[Collected data]
---

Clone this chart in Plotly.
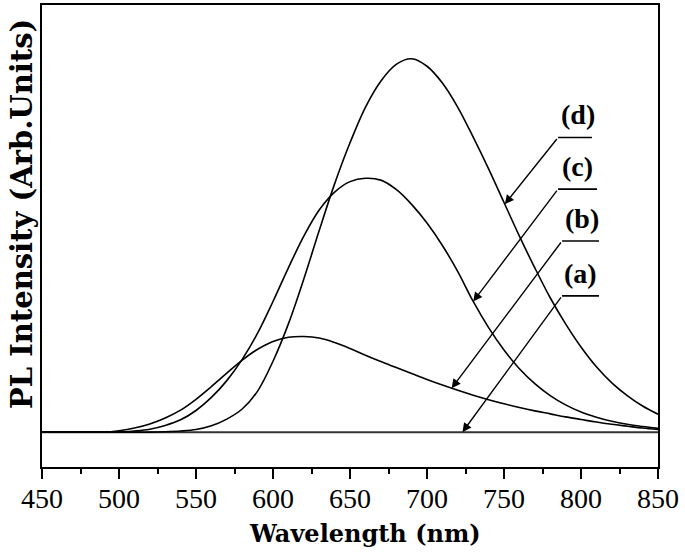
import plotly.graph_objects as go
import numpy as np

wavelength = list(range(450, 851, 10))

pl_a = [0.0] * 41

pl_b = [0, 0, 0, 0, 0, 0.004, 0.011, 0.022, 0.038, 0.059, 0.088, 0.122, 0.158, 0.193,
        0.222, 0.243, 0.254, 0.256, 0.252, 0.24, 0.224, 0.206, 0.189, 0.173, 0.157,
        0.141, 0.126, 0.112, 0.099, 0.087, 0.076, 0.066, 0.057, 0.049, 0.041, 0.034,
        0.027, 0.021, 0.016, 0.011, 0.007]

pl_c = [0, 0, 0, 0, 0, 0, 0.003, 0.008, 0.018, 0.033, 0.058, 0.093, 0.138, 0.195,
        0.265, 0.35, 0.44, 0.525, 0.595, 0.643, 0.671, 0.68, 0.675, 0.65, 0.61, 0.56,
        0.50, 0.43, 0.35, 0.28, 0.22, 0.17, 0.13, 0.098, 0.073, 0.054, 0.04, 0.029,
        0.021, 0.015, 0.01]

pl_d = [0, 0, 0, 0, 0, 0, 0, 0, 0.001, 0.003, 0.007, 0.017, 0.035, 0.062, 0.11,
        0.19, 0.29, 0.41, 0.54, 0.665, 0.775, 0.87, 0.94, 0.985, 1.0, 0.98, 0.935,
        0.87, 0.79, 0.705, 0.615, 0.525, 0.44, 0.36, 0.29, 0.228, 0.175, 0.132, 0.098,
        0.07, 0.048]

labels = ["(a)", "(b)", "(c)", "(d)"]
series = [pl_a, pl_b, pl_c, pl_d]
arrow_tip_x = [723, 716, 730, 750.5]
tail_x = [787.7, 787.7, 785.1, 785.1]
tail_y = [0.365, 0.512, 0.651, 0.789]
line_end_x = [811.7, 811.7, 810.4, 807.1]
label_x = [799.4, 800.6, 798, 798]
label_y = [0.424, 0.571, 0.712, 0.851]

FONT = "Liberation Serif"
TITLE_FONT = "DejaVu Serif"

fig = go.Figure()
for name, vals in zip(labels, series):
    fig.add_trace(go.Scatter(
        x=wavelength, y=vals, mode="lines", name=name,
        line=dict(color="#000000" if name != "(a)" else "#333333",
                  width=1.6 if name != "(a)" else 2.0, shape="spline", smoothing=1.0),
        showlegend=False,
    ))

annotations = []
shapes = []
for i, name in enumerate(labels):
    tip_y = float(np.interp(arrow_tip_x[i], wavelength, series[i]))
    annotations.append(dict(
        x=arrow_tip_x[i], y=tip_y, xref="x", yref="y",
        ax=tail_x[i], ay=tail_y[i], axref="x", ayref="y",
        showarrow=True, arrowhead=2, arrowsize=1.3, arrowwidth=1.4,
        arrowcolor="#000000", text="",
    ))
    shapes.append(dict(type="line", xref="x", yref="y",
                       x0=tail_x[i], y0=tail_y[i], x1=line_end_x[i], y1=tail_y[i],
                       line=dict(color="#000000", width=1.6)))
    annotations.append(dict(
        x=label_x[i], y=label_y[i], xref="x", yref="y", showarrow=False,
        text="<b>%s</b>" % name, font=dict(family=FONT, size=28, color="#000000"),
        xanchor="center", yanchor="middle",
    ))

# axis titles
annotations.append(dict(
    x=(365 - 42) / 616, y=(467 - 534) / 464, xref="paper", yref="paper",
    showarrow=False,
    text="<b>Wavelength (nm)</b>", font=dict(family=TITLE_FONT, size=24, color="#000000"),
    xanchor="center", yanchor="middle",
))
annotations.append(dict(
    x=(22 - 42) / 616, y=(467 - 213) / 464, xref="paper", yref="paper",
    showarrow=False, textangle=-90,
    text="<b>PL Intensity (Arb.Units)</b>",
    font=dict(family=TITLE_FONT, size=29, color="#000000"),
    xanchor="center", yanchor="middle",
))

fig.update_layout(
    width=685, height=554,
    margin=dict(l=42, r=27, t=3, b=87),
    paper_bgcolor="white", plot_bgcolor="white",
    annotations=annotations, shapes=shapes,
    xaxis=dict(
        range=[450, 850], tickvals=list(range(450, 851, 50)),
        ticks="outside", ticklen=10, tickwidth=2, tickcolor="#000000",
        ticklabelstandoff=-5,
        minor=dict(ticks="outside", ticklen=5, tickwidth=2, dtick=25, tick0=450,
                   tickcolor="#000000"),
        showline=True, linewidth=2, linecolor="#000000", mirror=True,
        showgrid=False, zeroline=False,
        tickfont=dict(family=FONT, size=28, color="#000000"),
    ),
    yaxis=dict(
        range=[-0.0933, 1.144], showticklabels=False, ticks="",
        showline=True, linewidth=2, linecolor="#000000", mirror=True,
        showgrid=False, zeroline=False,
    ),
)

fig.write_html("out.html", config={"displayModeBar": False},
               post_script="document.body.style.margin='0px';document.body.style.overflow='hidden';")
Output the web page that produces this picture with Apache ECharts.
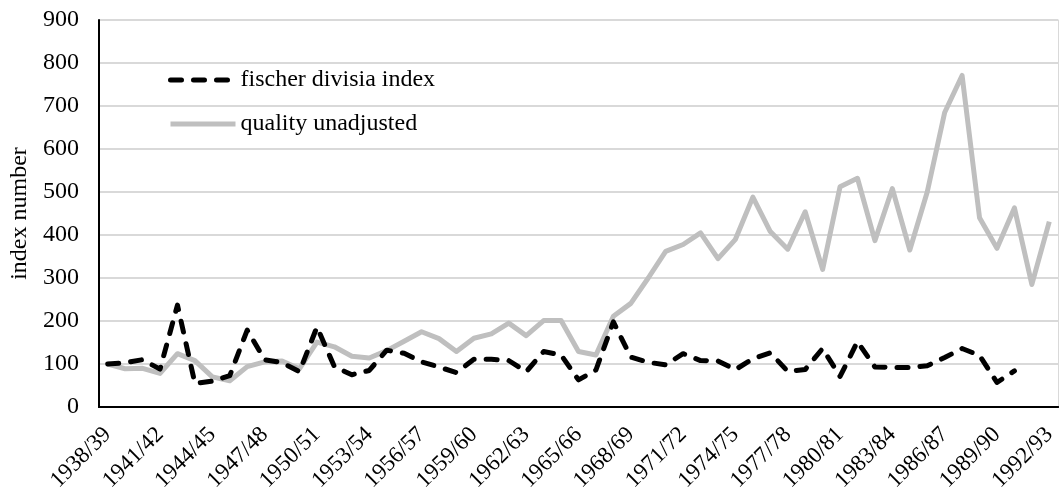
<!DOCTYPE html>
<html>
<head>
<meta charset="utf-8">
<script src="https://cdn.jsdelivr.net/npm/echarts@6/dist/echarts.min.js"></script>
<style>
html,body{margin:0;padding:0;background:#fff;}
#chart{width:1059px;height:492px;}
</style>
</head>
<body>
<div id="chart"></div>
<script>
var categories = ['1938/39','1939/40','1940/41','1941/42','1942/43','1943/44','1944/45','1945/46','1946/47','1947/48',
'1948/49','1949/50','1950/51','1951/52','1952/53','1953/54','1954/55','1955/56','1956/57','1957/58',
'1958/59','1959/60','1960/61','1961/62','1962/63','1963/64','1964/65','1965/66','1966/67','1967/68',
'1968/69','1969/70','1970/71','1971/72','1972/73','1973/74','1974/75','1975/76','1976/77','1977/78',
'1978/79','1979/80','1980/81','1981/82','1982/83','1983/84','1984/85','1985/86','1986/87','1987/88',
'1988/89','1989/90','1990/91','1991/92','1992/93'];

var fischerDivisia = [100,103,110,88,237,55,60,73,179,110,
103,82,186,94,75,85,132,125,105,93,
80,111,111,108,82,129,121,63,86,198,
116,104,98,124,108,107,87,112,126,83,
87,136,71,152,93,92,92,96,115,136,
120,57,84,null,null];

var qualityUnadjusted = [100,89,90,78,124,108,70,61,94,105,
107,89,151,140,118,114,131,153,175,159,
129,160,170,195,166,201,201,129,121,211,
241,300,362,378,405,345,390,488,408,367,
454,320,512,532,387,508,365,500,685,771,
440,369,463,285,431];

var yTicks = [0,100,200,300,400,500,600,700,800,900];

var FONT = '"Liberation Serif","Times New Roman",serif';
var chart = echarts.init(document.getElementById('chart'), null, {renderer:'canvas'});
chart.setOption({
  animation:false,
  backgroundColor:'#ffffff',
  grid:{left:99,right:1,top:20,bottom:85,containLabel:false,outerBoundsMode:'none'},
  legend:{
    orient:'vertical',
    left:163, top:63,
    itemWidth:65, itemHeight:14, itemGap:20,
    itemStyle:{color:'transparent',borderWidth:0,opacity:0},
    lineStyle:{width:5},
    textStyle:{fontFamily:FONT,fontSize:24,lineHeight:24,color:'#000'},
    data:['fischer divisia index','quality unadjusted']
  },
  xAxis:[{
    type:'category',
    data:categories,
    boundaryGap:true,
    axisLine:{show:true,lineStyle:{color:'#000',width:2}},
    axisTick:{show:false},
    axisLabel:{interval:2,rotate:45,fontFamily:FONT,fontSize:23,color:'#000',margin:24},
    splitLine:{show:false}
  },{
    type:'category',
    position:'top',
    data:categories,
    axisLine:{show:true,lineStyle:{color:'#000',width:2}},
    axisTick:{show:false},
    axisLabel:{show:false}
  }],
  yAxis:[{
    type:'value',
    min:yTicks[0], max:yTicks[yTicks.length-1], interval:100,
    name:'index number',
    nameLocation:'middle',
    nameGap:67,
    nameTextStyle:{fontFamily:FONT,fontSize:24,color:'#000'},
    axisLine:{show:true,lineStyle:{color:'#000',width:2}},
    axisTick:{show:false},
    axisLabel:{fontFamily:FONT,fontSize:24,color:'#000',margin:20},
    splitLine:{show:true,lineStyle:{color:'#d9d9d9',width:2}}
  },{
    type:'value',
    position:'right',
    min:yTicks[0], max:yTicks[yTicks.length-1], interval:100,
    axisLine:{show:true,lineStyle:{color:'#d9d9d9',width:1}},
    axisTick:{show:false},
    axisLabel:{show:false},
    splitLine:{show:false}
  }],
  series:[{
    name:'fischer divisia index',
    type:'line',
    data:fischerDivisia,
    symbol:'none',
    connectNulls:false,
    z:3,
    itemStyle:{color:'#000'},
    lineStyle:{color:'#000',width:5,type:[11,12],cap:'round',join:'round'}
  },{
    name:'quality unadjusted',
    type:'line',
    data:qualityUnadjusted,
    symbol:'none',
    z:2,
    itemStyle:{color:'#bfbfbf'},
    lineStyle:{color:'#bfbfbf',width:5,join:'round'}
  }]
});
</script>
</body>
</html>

---

Reproduce the material above exactly, first line through the line that contains "0.027, 0.021, 0.016, 0.011, 0.007]", minus the pictures.

Clone this chart in Plotly.
import plotly.graph_objects as go
import numpy as np

wavelength = list(range(450, 851, 10))

pl_a = [0.0] * 41

pl_b = [0, 0, 0, 0, 0, 0.004, 0.011, 0.022, 0.038, 0.059, 0.088, 0.122, 0.158, 0.193,
        0.222, 0.243, 0.254, 0.256, 0.252, 0.24, 0.224, 0.206, 0.189, 0.173, 0.157,
        0.141, 0.126, 0.112, 0.099, 0.087, 0.076, 0.066, 0.057, 0.049, 0.041, 0.034,
        0.027, 0.021, 0.016, 0.011, 0.007]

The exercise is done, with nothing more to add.